The City has woken to another bloodbath on the exchanges. The FTSE 100 opened sharply lower, following a brutal session on Wall Street where the Nasdaq suffered its worst single-day drop since 2022. Tech darlings are being sold off with a ferocity not seen since the dot-com bust.
Apple, Microsoft, and Nvidia all shed billions in market capitalisation as investors fled risk assets. The catalyst? A one-two punch of disappointing earnings from the semiconductor sector and an escalating crisis in the Middle East.
Reports of renewed missile attacks on Israeli shipping lanes have sent oil prices spiking, adding fuel to the inflationary fire. The bond market is not far behind: the 10-year gilt yield has risen above 4.5 per cent for the first time in six months, a clear signal that fixed-income investors are demanding a premium for uncertainty.

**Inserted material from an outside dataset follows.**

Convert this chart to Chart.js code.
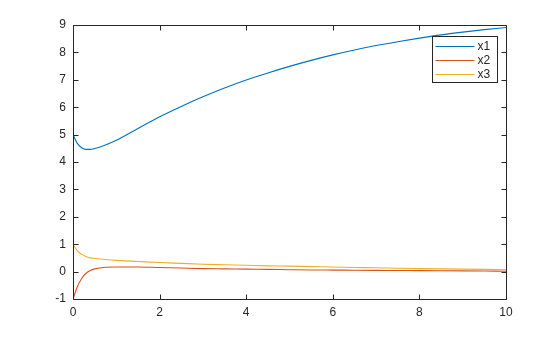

The Bank of England, already wrestling with sticky service-sector inflation, now faces the nightmare scenario of supply-side shocks just as it tries to chart a path toward rate cuts. The 'transitory inflation' narrative has been dead for two years; this latest convulsion will serve as a reminder that central bankers are not in control. Capital is fleeing to the dollar, pushing sterling below $1.
24. For the Chancellor, this is a fiscal headache: higher borrowing costs mean less room for pre-election giveaways. The real question is whether this is a correction or the beginning of something uglier.

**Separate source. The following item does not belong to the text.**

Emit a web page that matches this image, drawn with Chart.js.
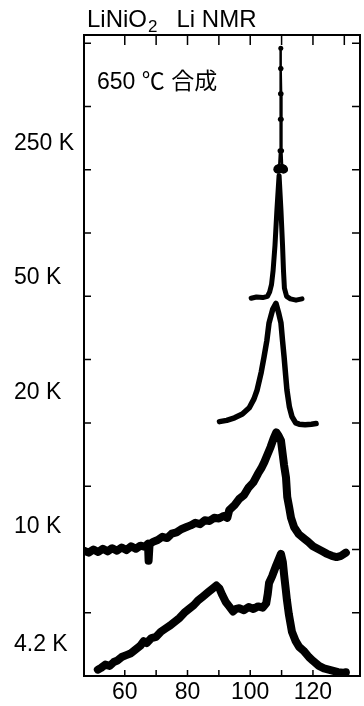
<!DOCTYPE html>
<html lang="ja">
<head>
<meta charset="UTF-8">
<title>LiNiO2 Li NMR</title>
<script src="https://cdn.jsdelivr.net/npm/chart.js"></script>
<style>
  html, body { margin: 0; padding: 0; background: #fff; }
</style>
</head>
<body>
<canvas id="nmr" width="364" height="706"></canvas>
<script>
// traces are stacked: each one sits on its own baseline offset
const temps = ['250 K', '50 K', '20 K', '10 K', '4.2 K'];
const offsets = [8, 6, 4, 2, 0];
const xTicks = [60, 70, 80, 90, 100, 110, 120, 130];
const yTicks = [1, 2, 3, 4, 5, 6, 7, 8, 9, 10];

const shift250 = [108.4, 108.8, 109.2, 109.5, 109.6, 109.65, 109.7, 109.75, 109.8, 109.85, 109.9, 110.0, 110.2, 110.6, 111.2];
const sig250   = [8.00, 8.01, 8.02, 8.30, 8.80, 9.20, 9.60, 9.92, 9.60, 9.20, 8.80, 8.30, 8.02, 8.01, 8.00];

const shift50 = [100.3, 102.0, 104.0, 105.5, 106.2, 106.8, 107.3, 107.9, 108.5, 109.2, 109.8, 110.3, 110.6, 110.9, 111.6, 112.8, 114.6, 116.5];
const sig50   = [5.97, 5.99, 5.98, 6.00, 6.07, 6.19, 6.41, 6.81, 7.36, 7.91, 7.36, 6.81, 6.41, 6.13, 6.00, 5.96, 5.94, 5.96];

const shift20 = [90.2, 92.5, 95.0, 97.5, 99.7, 101.2, 102.2, 103.5, 104.4, 105.3, 106.0, 107.2, 108.2, 109.0, 109.8, 110.3, 110.8, 111.3, 111.7, 112.5, 113.3, 114.5, 115.6, 117.5, 119.5, 121.0];
const sig20   = [4.02, 4.04, 4.08, 4.14, 4.24, 4.38, 4.52, 4.80, 5.04, 5.30, 5.58, 5.80, 5.89, 5.75, 5.58, 5.30, 5.04, 4.75, 4.52, 4.25, 4.10, 4.00, 3.98, 3.97, 3.98, 3.99];

const shift10 = [47.0, 48.5, 50.0, 51.5, 53.0, 54.5, 56.0, 57.5, 59.0, 60.5, 62.0, 63.5, 65.0, 66.5, 67.4, 67.6, 67.9, 69.0, 70.5, 72.0, 73.5, 75.0, 76.5, 78.0, 79.5, 81.0, 82.5, 84.0, 85.5, 87.0, 88.5, 90.0, 91.5, 92.7, 93.3, 95.0, 96.5, 98.0, 99.5, 101.0, 102.5, 103.5, 104.5, 105.5, 106.5, 107.5, 108.3, 109.0, 109.8, 110.8, 111.4, 111.8, 112.4, 113.0, 114.0, 115.5, 117.0, 118.5, 120.0, 121.5, 123.0, 124.5, 126.0, 127.5, 129.0, 130.5];
const sig10   = [1.98, 1.95, 2.00, 1.96, 2.01, 1.97, 2.02, 1.98, 2.03, 1.99, 2.05, 2.01, 2.06, 2.04, 2.09, 1.82, 2.08, 2.12, 2.15, 2.20, 2.18, 2.25, 2.27, 2.32, 2.35, 2.38, 2.42, 2.40, 2.46, 2.45, 2.50, 2.49, 2.53, 2.50, 2.62, 2.70, 2.80, 2.86, 2.98, 3.06, 3.20, 3.28, 3.38, 3.50, 3.62, 3.76, 3.85, 3.80, 3.72, 3.33, 3.14, 2.83, 2.67, 2.50, 2.35, 2.24, 2.18, 2.12, 2.05, 2.01, 1.97, 1.93, 1.90, 1.88, 1.90, 1.95];

const shift4 = [51.4, 52.5, 53.8, 55.2, 56.5, 57.5, 59.0, 60.5, 62.0, 63.5, 65.0, 66.0, 67.0, 68.5, 70.0, 71.5, 73.0, 74.5, 76.0, 77.5, 79.0, 80.5, 82.0, 83.5, 85.0, 86.5, 88.0, 89.2, 90.2, 91.1, 92.2, 93.3, 94.5, 95.5, 96.5, 98.0, 99.5, 101.0, 102.5, 104.0, 105.1, 105.6, 106.0, 107.0, 108.3, 109.8, 110.4, 110.8, 111.3, 111.7, 112.3, 113.3, 114.5, 115.6, 117.0, 118.7, 120.0, 121.9, 123.5, 125.0, 126.5, 128.0, 129.5, 130.5];
const sig4   = [0.10, 0.13, 0.18, 0.16, 0.22, 0.24, 0.30, 0.33, 0.36, 0.42, 0.48, 0.55, 0.52, 0.60, 0.62, 0.70, 0.75, 0.80, 0.86, 0.92, 1.00, 1.06, 1.12, 1.20, 1.26, 1.32, 1.38, 1.43, 1.38, 1.28, 1.17, 1.10, 1.02, 1.06, 1.07, 1.04, 1.09, 1.06, 1.10, 1.08, 1.15, 1.30, 1.47, 1.58, 1.75, 1.93, 1.80, 1.60, 1.38, 1.20, 0.98, 0.70, 0.55, 0.46, 0.40, 0.30, 0.24, 0.16, 0.12, 0.10, 0.08, 0.06, 0.05, 0.06];

const toPts = (xs, ys) => xs.map((v, i) => ({ x: v, y: ys[i] }));

// the 250 K line is dotted, with a heavy blob at its foot
const dot250 = c => (c.raw && c.raw.y < 8.05 && c.raw.x > 108.7 && c.raw.x < 110.7 ? 4.5 : 2.5);

const traces = [
  { data: toPts(shift250, sig250), w: 2.5, r: dot250 },
  { data: toPts(shift50, sig50), w: 5, r: 0 },
  { data: toPts(shift20, sig20), w: 5.5, r: 0 },
  { data: toPts(shift10, sig10), w: 8, r: 0 },
  { data: toPts(shift4, sig4), w: 8, r: 0 }
];

// label heights relative to each baseline
const labelLift = [0.42, 0.30, 0.47, 0.36, 0.49];
const FONT = '"Liberation Sans", Arial, "Noto Sans CJK JP", sans-serif';

const frame = {
  id: 'frame',
  afterDraw(chart) {
    const { ctx, chartArea: a, scales: { x, y } } = chart;
    ctx.save();
    ctx.strokeStyle = '#000';
    ctx.fillStyle = '#000';
    ctx.lineWidth = 2;
    ctx.strokeRect(a.left, a.top, a.right - a.left, a.bottom - a.top);
    ctx.lineWidth = 1.5;
    ctx.beginPath();
    x.ticks.forEach(t => {
      const px = x.getPixelForValue(t.value);
      ctx.moveTo(px, a.bottom); ctx.lineTo(px, a.bottom - 6);
      ctx.moveTo(px, a.top); ctx.lineTo(px, a.top + 10);
    });
    y.ticks.forEach(t => {
      const py = y.getPixelForValue(t.value);
      ctx.moveTo(a.left, py); ctx.lineTo(a.left + 7, py);
      ctx.moveTo(a.right, py); ctx.lineTo(a.right - 8, py);
    });
    ctx.stroke();

    ctx.textBaseline = 'middle';
    ctx.textAlign = 'left';
    ctx.font = '23px ' + FONT;
    temps.forEach((t, i) => {
      ctx.fillText(t, 14, y.getPixelForValue(offsets[i] + labelLift[i]));
    });

    // title with subscript
    ctx.textBaseline = 'alphabetic';
    ctx.font = '24px ' + FONT;
    let tx = 87;
    ctx.fillText('LiNiO', tx, 27);
    tx += ctx.measureText('LiNiO').width;
    ctx.font = '17px ' + FONT;
    ctx.fillText('2', tx + 1, 32);
    tx += ctx.measureText('2').width + 20;
    ctx.font = '24px ' + FONT;
    ctx.fillText('Li NMR', tx, 27);

    ctx.font = '23px ' + FONT;
    ctx.fillText('650 ℃ 合成', a.left + 13, a.top + 54);
    ctx.restore();
  }
};

new Chart(document.getElementById('nmr'), {
  type: 'line',
  data: {
    datasets: traces.map((t, i) => ({
      label: temps[i],
      data: t.data,
      borderColor: '#000',
      backgroundColor: '#000',
      borderWidth: t.w,
      pointRadius: t.r,
      pointBorderWidth: 0,
      borderCapStyle: 'round',
      borderJoinStyle: 'round',
      tension: 0,
      fill: false
    }))
  },
  options: {
    responsive: false,
    animation: false,
    layout: { padding: { top: 35, right: 2, left: 0, bottom: 0 } },
    plugins: { legend: { display: false }, tooltip: { enabled: false }, title: { display: false } },
    scales: {
      x: {
        type: 'linear',
        min: 47,
        max: 135,
        grid: { display: false, drawTicks: false },
        border: { display: false },
        afterBuildTicks: s => { s.ticks = xTicks.map(v => ({ value: v })); },
        afterFit: s => { s.height = 30; },
        ticks: {
          autoSkip: false,
          maxRotation: 0,
          padding: 3,
          color: '#000',
          font: { family: FONT, size: 23 },
          callback: v => (v % 20 === 0 ? v : '')
        }
      },
      y: {
        type: 'linear',
        min: 0,
        max: 10.13,
        grid: { display: false, drawTicks: false },
        border: { display: false },
        afterBuildTicks: s => { s.ticks = yTicks.map(v => ({ value: v })); },
        afterFit: s => { s.width = 84; },
        ticks: { display: false }
      }
    }
  },
  plugins: [frame]
});
</script>
</body>
</html>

Corporate balance sheets are healthy, but confidence is brittle. When tech giants miss estimates and missiles fly, the market's only logical response is to go to ground. Watch for the VIX to spike above 30; that will tell you the smart money is panicking.
In the meantime, brace for more volatility. The bottom line: fear has the upper hand, and it will take a 'nuclear' peace deal or a dramatic dovish pivot from the Fed to restore calm.